Gayatri Chakravorty Spivak's Files

Dig into the personal files of your favorite critic.

A Few of My Least Favorite Things

Not to be confused with the plain old dislikes that I listed under "Activities and Interests," the list below is full of the things that I really and truly loathe. As you may have guessed, raindrops on roses and whiskers on kittens aren't my bag, and Julie Andrews was never my role model. If you come to one of my talks, you should know better than to represent any of the following –isms and issues:

Knee-Jerk Nationalism

I come from a multiracial and multilingual nation. In fact, India makes the United States look downright homogenous. But my home nation is also ravaged by the nationalist Hindu right, and so I have learned first-hand the dangers of nationalism gone awry.

Luckily, teaching students literature can help them "go beyond the self-identity of nationalism toward the complex textuality of the international." Nothing could be farther from this emerging complexity than the unexamined, automatic, and petty nationalist assumption that one's own birthplace is, like, totally the best in the whole wide world. And obviously, your mother tongue is definitely better than all the other living languages out there. Yep, makes sense to me.

(For more of my thoughts on difference, see "Strategic Essentialism" in the "Buzzwords" section.)

Nostalgia for Lost Origins

This is the flipside of my suspicion of nationalism: I simply can't stand the sentimentality of relatively privileged people who have immigrated and now idealize the lands they've left. The same goes for people who idealize the pre-colonial past, come to think of it. We need to be realistic about all the hard work involved in building a better future, rather than wasting time mourning what we've lost. I love India, and I'm sure you love your home countries, too. But get over yourselves already, metropolitan migrants! It's time to put your behind in the past (or your past behind you, however that saying goes).

Simple-Minded Marxism

I've spent a lot of time refuting "common sense" interpretations of Marx: capital is bad; we need to reverse the clock and return to trading goods and services; blah blah blah.

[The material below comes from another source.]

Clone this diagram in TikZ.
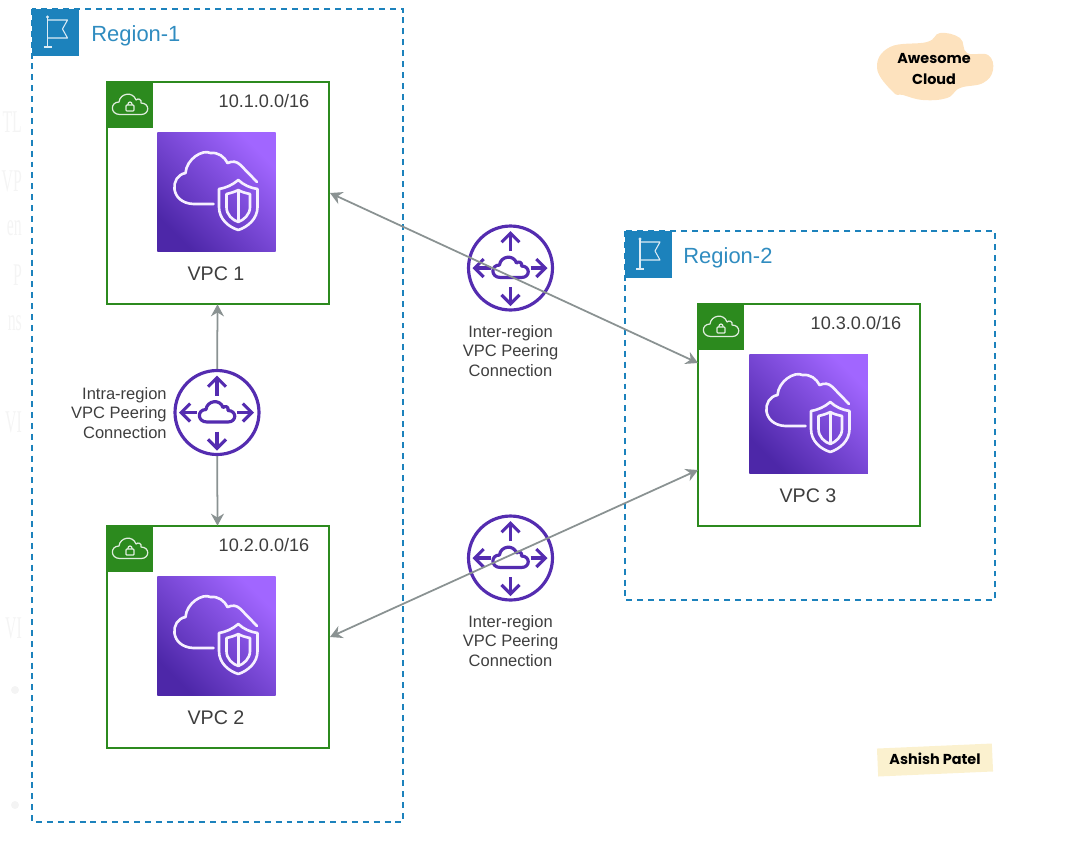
\documentclass[tikz,border=0pt]{standalone}
\usepackage{fontspec}
\setmainfont{Liberation Sans}
\newfontfamily\notefont{Poppins}
\newfontfamily\ghostfont{Liberation Serif}
\usetikzlibrary{arrows.meta,positioning,calc}
\definecolor{regionBlue}{RGB}{28, 130, 188}
\definecolor{nameBlue}{RGB}{48, 140, 192}
\definecolor{vpcGreen}{RGB}{44, 138, 30}
\definecolor{peerPurple}{RGB}{84, 44, 176}
\definecolor{iconDark}{RGB}{77, 39, 168}
\definecolor{iconLight}{RGB}{161, 102, 255}
\definecolor{inkText}{RGB}{62, 62, 62}
\definecolor{arrowGray}{RGB}{138, 146, 146}
\definecolor{cloudPeach}{RGB}{253, 226, 190}
\definecolor{tagYellow}{RGB}{251, 241, 207}
\definecolor{ghostGray}{RGB}{244, 244, 244}

\tikzset{
    cloudline/.pic={
        \draw[pic actions, line join=round] (-10,9.5) .. controls (-20,9.5) and (-20,-3) .. (-11,-3)
            .. controls (-10,-12) and (3,-14) .. (6,-5)
            .. controls (8,-7) and (12,-6) .. (11,-2)
            .. controls (20,-2) and (20,9.5) .. (11,9.5) -- cycle;
    },
    peersign/.pic={
        \pic[draw=peerPurple, line width=1.8pt] {cloudline};
        \draw[peertip] (0,-17) -- (0,-37);
        \draw[peertip] (0,19) -- (0,38);
        \draw[peertip] (-20,0) -- (-38,0);
        \draw[peertip] (20,0) -- (37,0);
    },
    locksign/.pic={
        \pic[draw=white!85!vpcGreen, line width=0.7pt] {cloudline};
        \draw[white!85!vpcGreen, line width=0.7pt, rounded corners=0.5pt] (-4,0) rectangle (4,6);
        \draw[white!85!vpcGreen, line width=0.7pt] (-2.2,0) .. controls (-2.2,-4) and (2.2,-4) .. (2.2,0);
    },
    flagsign/.pic={
        \draw[white!85!regionBlue, line width=0.6pt, line join=round] (-8,-15) -- (-8,15) (-12,15) -- (-4,15);
        \draw[white!85!regionBlue, line width=0.6pt, line join=round] (-8,-12) -- (12,-12) -- (7,-3) -- (12,6) -- (-8,6);
        \fill[white!85!regionBlue] (-8,-15) circle (1.6);
    },
    shieldsign/.pic={
        % cloud outline
        \draw[white!90!iconLight, line width=1.5pt, line cap=round, line join=round] (-3,12) -- (-23,12)
            .. controls (-47,11) and (-47,-16) .. (-31,-19)
            .. controls (-30,-33) and (-14,-43) .. (-6,-39)
            .. controls (2,-40) and (8,-35) .. (11,-29)
            .. controls (16,-31) and (20,-31) .. (24,-27)
            -- (40.5,-10);
        % outer and inner shield
        \draw[white!90!iconLight, line width=1.5pt, line join=round] (2.5,-3) .. controls (9,-4) and (16,-7) .. (21.8,-12)
            .. controls (27,-7) and (34,-4) .. (41,-3) -- (41,15)
            .. controls (41,27) and (31,35) .. (21.8,38)
            .. controls (12,35) and (2.5,27) .. (2.5,15) -- cycle;
        \draw[white!90!iconLight, line width=1.5pt, line join=round] (10,2) .. controls (14,1) and (18,0) .. (21.8,-2)
            .. controls (25,0) and (29,1) .. (33.5,2) -- (33.5,15)
            .. controls (33.5,23) and (27,28) .. (21.8,30)
            .. controls (16,28) and (10,23) .. (10,15) -- cycle;
        \draw[white!90!iconLight, line width=1.5pt] (21.8,-2) -- (21.8,30);
    }
}

\begin{document}
\begin{tikzpicture}[
        x=0.02cm, y=-0.02cm,
        region/.style={draw=regionBlue, line width=1.2pt, dash pattern=on 3.4pt off 2.8pt},
        regiontag/.style={fill=regionBlue, minimum size=0.94cm, inner sep=0pt},
        regionname/.style={font=\fontsize{12.5pt}{15pt}\selectfont, text=nameBlue, anchor=west, inner sep=0pt},
        vpcbox/.style={draw=vpcGreen, fill=white, line width=1.2pt, minimum size=4.44cm, inner sep=0pt},
        vpctag/.style={fill=vpcGreen, minimum size=0.93cm, inner sep=0pt},
        vpcicon/.style={minimum size=2.37cm, inner sep=0pt, shade, shading=axis, bottom color=iconDark, top color=iconLight, shading angle=-45},
        vpcname/.style={font=\fontsize{11.2pt}{13pt}\selectfont, text=inkText, inner sep=0pt},
        cidr/.style={font=\fontsize{10.3pt}{12pt}\selectfont, text=inkText, inner sep=0pt},
        peer/.style={draw=peerPurple, fill=white, line width=1.8pt, circle, minimum size=1.68cm, inner sep=0pt},
        peertip/.style={draw=peerPurple, line width=1.8pt, -{Straight Barb[length=1.8mm, width=3.6mm]}},
        peerlabel/.style={font=\fontsize{9.4pt}{11.3pt}\selectfont, text=inkText, inner sep=0pt},
        arr/.style={-{Stealth[length=2.4mm, width=2.6mm]}, line width=1pt, color=arrowGray, shorten >=-0.4pt},
        dblarr/.style={{Stealth[length=2.4mm, width=2.6mm]}-{Stealth[length=2.4mm, width=2.6mm]}, line width=1pt, color=arrowGray},
        ghost/.style={anchor=east, inner sep=0pt, xscale=0.5, transform shape, text=ghostGray, font=\ghostfont\fontsize{18pt}{20pt}\selectfont},
        note/.style={font=\notefont\bfseries\fontsize{8.2pt}{12.4pt}\selectfont, text=black, align=center, inner sep=0pt}
    ]
        \useasboundingbox (0,0) rectangle (1078,853);

        % Faint text behind the picture
        \foreach \txt/\yy/\idx in {TL/122/a, VP/181/b, en/228/c, P/275/d, ns/323/e, VI/422/f, VI/628/g}
            \node[ghost] (ghost\idx) at (22,\yy) {\txt};
        \fill[ghostGray] (15,690) circle (4);
        \fill[ghostGray] (15,805) circle (4);

        % Region 1
        \draw[region] (32,9) rectangle (403,822);
        \node[regiontag] (flagA) at (55.5,32) {};
        \pic at (flagA) {flagsign};
        \node[regionname] (nameA) at (91,36) {Region-1};

        % Region 2
        \draw[region] (625,231) rectangle (995,600);
        \node[regiontag] (flagB) at (648,254) {};
        \pic at (flagB) {flagsign};
        \node[regionname] (nameB) at (683,258) {Region-2};

        % VPC 1
        \node[vpcbox] (vpcA) at (218,193) {};
        \node[vpctag] (tagA) at (130,105) {};
        \pic at (tagA) {locksign};
        \node[cidr] (cidrA) at (264,101) {10.1.0.0/16};
        \node[vpcicon] (iconA) at (216.5,192) {};
        \pic at (iconA) {shieldsign};
        \node[vpcname] (labelA) at (216,274) {VPC 1};

        % VPC 2
        \node[vpcbox] (vpcB) at (218,637) {};
        \node[vpctag] (tagB) at (130,549) {};
        \pic at (tagB) {locksign};
        \node[cidr] (cidrB) at (264,545) {10.2.0.0/16};
        \node[vpcicon] (iconB) at (216.5,636) {};
        \pic at (iconB) {shieldsign};
        \node[vpcname] (labelB) at (216,718) {VPC 2};

        % VPC 3
        \node[vpcbox] (vpcC) at (809,415) {};
        \node[vpctag] (tagC) at (721,327) {};
        \pic at (tagC) {locksign};
        \node[cidr] (cidrC) at (856,323) {10.3.0.0/16};
        \node[vpcicon] (iconC) at (808.5,414) {};
        \pic at (iconC) {shieldsign};
        \node[vpcname] (labelC) at (808,496) {VPC 3};

        % Peering connections
        \node[peer] (peerA) at (217,412.5) {};
        \pic at (peerA) {peersign};
        \node[peerlabel, align=right, anchor=east] (peerlabelA) at (167,413) {Intra-region\\VPC Peering\\Connection};
        \node[peer] (peerB) at (510.5,268) {};
        \pic at (peerB) {peersign};
        \node[peerlabel, align=center] (peerlabelB) at (510.5,351) {Inter-region\\VPC Peering\\Connection};
        \node[peer] (peerC) at (510.5,558) {};
        \pic at (peerC) {peersign};
        \node[peerlabel, align=center] (peerlabelC) at (510.5,641) {Inter-region\\VPC Peering\\Connection};

        \coordinate (vpcCup) at (698,363);
        \coordinate (vpcCdown) at (698,470);
        \draw[arr] (peerA) -- (vpcA);
        \draw[arr] (peerA) -- (vpcB);
        \draw[dblarr] (vpcA.east) -- (vpcCup);
        \draw[dblarr] (vpcB.east) -- (vpcCdown);

        % Badges
        \fill[cloudPeach] plot[smooth cycle, tension=0.7] coordinates {(893,92) (877,68) (890,47) (927,42) (940,33) (960,38) (967,53) (988,55) (993,70) (983,83) (960,88) (947,98) (923,100) (903,95)};
        \node[note] (awesome) at (934,69) {Awesome\\Cloud};
        \node[fill=tagYellow, rotate=2.5, minimum width=2.3cm, minimum height=0.56cm, inner sep=0pt] (tagbox) at (935,760) {};
        \node[note] (ashish) at (935,759) {Ashish Patel};
    \end{tikzpicture}
\end{document}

My writings—based on close readings of Marx in the original German—take pains to show that it's not capital that's evil. I don't hate money, folks, I hate capitalism. It's simply possible to use the abstract structures, including state structures, created by capitalism for the greater good. (This is what most people call socialism.)

Like those nostalgic for lost origins, simple-minded Marxists are out of touch. They don't live in the really real world with the rest of us who actually dedicate ourselves to building a better world.

First World Feminism

This is a tough one for many people to understand, since I am a committed feminist myself. So what's my beef with First World feminism?

Well, it's true that I believe in combating sexism in all forms. But there are better and worse ways to fight this fight, and some of the worse ways are very bad indeed. First World feminists who don't rigorously question their allegiances and assumptions run the risk of supporting the very gender-biased systems they purport to abhor. Remember my quote, "white men are saving brown women from brown men"? Well white chicks are always trying to save brown women, too, and we're downright sick of it.

Another danger of First World feminism is its individualist bent. What's wrong with individualism, you ask? Individualism is an impoverished and impoverishing ethical framework; it leaves us without the tools we need for living together. Just cuz the Western World is all about you, you, you, doesn't mean that functional, just societies are built on the individual.

This is why we need to look to "responsibility-based" rather than "rights-based cultures" to enhance our ethical lives. We who live in the latter (almost everyone in Euro-America and many people in the Global South as well, who inherit colonialism's governmental and social structures) have forgotten crucial lessons about ethical life. These are, I still believe, lessons that the subaltern alone can teach us… even though we need to guard against idealizing her, lest we, too, lapse into a version of nostalgia. Oh, the subaltern, you gorgeous, ungraspable light, you!

(See also, on gender and empire, quote 2; and on individualism, my reading of Jane Eyre in the "Influences" section.)

People Who Don't Read My Work And Criticize It Anyway

Please don't get me started on these people. Really, you don't want to hear what I have to say. Oh, you do, do you?

To put it simply, people who are too stupid or lazy to really read my work sacrifice their right to claim that I have nothing to say. As I told the New York Times some years ago when questioned about my difficult writing, "No student ever complained at the end of a course."